At the thought of the future, James’s gaze latched on to Rachel, who was sitting with the young women and girls who had not been baptized. Regret was sour on his tongue when he thought of how he had pushed her away last night. Throughout the past year, her sparkling eyes, clear as a blue summer sky, had held steadfast love for him. Even when his lameness disgusted James himself, Rachel seemed blind to his injury. She still saw the man he used to be. James turned away quickly, not wanting to catch her gaze now. His love for her burned strong, but he hated the way his burden was heaped on her shoulders.

And on his family.

He was grateful to the twins, lugging him around when he needed a hand. When he’d first left the hospital, it had been easier to maneuver, with Dylan driving him where he needed to go. In the beginning, Dylan had come by and driven James to church every other week. Dylan’s van had a lift on it so that getting in and out took less than a minute. Not that James minded the time—he was in no rush to get anywhere—as long as he wasn’t sitting on display in the back of a cart. He hated having so much attention lathered on him, like an expensive horse. He was still bristling at Dat’s insistence on cutting the Englishers off, but there was no getting around it. A father’s rule was law.

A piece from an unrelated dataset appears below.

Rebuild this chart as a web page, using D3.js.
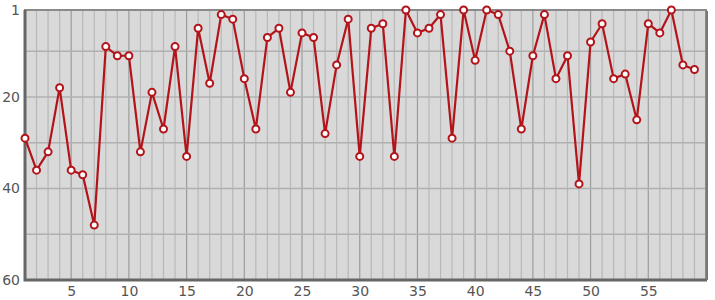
<!DOCTYPE html>
<html>
<head>
<meta charset="utf-8">
<script src="https://cdn.jsdelivr.net/npm/d3@7"></script>
<style>
body { margin: 0; background: #fff; }
svg { display: block; }
</style>
</head>
<body>
<svg id="chart" width="715" height="300"></svg>
<script>
// rank per round
var rounds = d3.range(1, 60);
var ranks = [29, 36, 32, 18, 36, 37, 48, 9, 11, 11,
             32, 19, 27, 9, 33, 5, 17, 2, 3, 16,
             27, 7, 5, 19, 6, 7, 28, 13, 3, 33,
             5, 4, 33, 1, 6, 5, 2, 29, 1, 12,
             1, 2, 10, 27, 11, 2, 16, 11, 39, 8,
             4, 16, 15, 25, 4, 6, 1, 13, 14];
var yTicks = [1, 20, 40, 60];
var xTicks = [5, 10, 15, 20, 25, 30, 35, 40, 45, 50, 55];

var svg = d3.select('#chart');
// plot box (window.top is reserved, so use other names)
var pLeft = 25, pRight = 706, pTop = 10, pBottom = 280;

var x = d3.scaleLinear().domain([1, 60]).range([pLeft, pRight]);
var y = d3.scaleLinear().domain([1, 60]).range([pTop, pBottom]);

// background
svg.append('rect')
    .attr('x', pLeft).attr('y', pTop)
    .attr('width', pRight - pLeft).attr('height', pBottom - pTop)
    .attr('fill', '#d9d9d9');

// vertical grid, every round, darker every 5
svg.append('g').selectAll('line')
    .data(d3.range(2, 60))
    .join('line')
    .attr('x1', function(d) { return x(d); })
    .attr('x2', function(d) { return x(d); })
    .attr('y1', pTop).attr('y2', pBottom)
    .attr('stroke', function(d) { return d % 5 === 0 ? '#9c9c9c' : '#b8b8b8'; })
    .attr('stroke-width', 1.2);

// horizontal grid
svg.append('g').selectAll('line')
    .data([10, 20, 30, 40, 50])
    .join('line')
    .attr('x1', pLeft).attr('x2', pRight)
    .attr('y1', function(d) { return y(d); })
    .attr('y2', function(d) { return y(d); })
    .attr('stroke', '#b0b0b0')
    .attr('stroke-width', 1.5);

// frame: light top/right, dark left/bottom
svg.append('rect')
    .attr('x', pLeft).attr('y', pTop)
    .attr('width', pRight - pLeft).attr('height', pBottom - pTop)
    .attr('fill', 'none')
    .attr('stroke', '#8a8a8a')
    .attr('stroke-width', 2);
svg.append('path')
    .attr('d', 'M' + pLeft + ',' + pTop + 'V' + pBottom + 'H' + (pRight + 1))
    .attr('fill', 'none')
    .attr('stroke', '#666')
    .attr('stroke-width', 3);
svg.append('line')
    .attr('x1', pRight + 1).attr('x2', pRight + 1)
    .attr('y1', pTop + 1).attr('y2', pBottom)
    .attr('stroke', '#777')
    .attr('stroke-width', 2);

// axes labels
var yAxis = d3.axisLeft(y).tickValues(yTicks).tickSize(0).tickPadding(5);
var gy = svg.append('g').attr('transform', 'translate(' + pLeft + ',0)').call(yAxis);
var xAxis = d3.axisBottom(x).tickValues(xTicks).tickSize(0).tickPadding(6);
var gx = svg.append('g').attr('transform', 'translate(0,' + pBottom + ')').call(xAxis);
[gy, gx].forEach(function(g) {
    g.select('.domain').remove();
    g.selectAll('text')
        .attr('fill', '#555')
        .style('font-family', 'DejaVu Sans, sans-serif')
        .style('font-size', '14px');
});

// line
var line = d3.line()
    .x(function(d, i) { return x(rounds[i]); })
    .y(function(d) { return y(d); });

svg.append('path')
    .datum(ranks)
    .attr('d', line)
    .attr('fill', 'none')
    .attr('stroke', '#b3141a')
    .attr('stroke-width', 2.2)
    .attr('stroke-linejoin', 'round');

svg.append('g').selectAll('circle')
    .data(ranks)
    .join('circle')
    .attr('cx', function(d, i) { return x(rounds[i]); })
    .attr('cy', function(d) { return y(d); })
    .attr('r', 3.5)
    .attr('fill', '#fff')
    .attr('stroke', '#b3141a')
    .attr('stroke-width', 2);
</script>
</body>
</html>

When the last song had been sung and the Ausbunds had been closed, James watched as the ministers left the barn, followed by the elders. Old Jacob Fisher nodded as he rolled past, his wheelchair pushed by his son Kevin. Jacob had also been injured in the van crash. A few of his ribs had been cracked, causing a punctured lung.
Gott had blessed him with good health once again, though he was now eighty-eight.

When it was their turn, Dat pushed James out of the barn.

“It was a right good service,” Dat said. “Easter always brings renewal and new life. Look at Eve Beiler’s flowers there.” A garden thick with yellow daffodils and red and purple tulips bordered the front of the Beilers’ house. “Those daffodils, reaching toward the sun, show us how we must reach for the light of the Savior.”

“Ya, spring is a time of hope,” James agreed. “Makes a man think he can do anything with Gott’s blessing.” Of course, he was hoping Gott would help him rise from his wheelchair, but he knew his father didn’t see that as a possibility anymore.

As the rest of the folks filed out of the barn, Peter emerged and headed toward them. “There you are. I got James now, Dat.”

As if James were a little one to be corralled, his family took extra care so that there was always someone by his side to wheel him around at church and social events. James hated it. And this was the time after church that was most awkward, as most of James’s friends, like Jonah King, Ruben Zook, or Rachel’s brother Abe, were off helping to reset the church benches for seating for the church meal.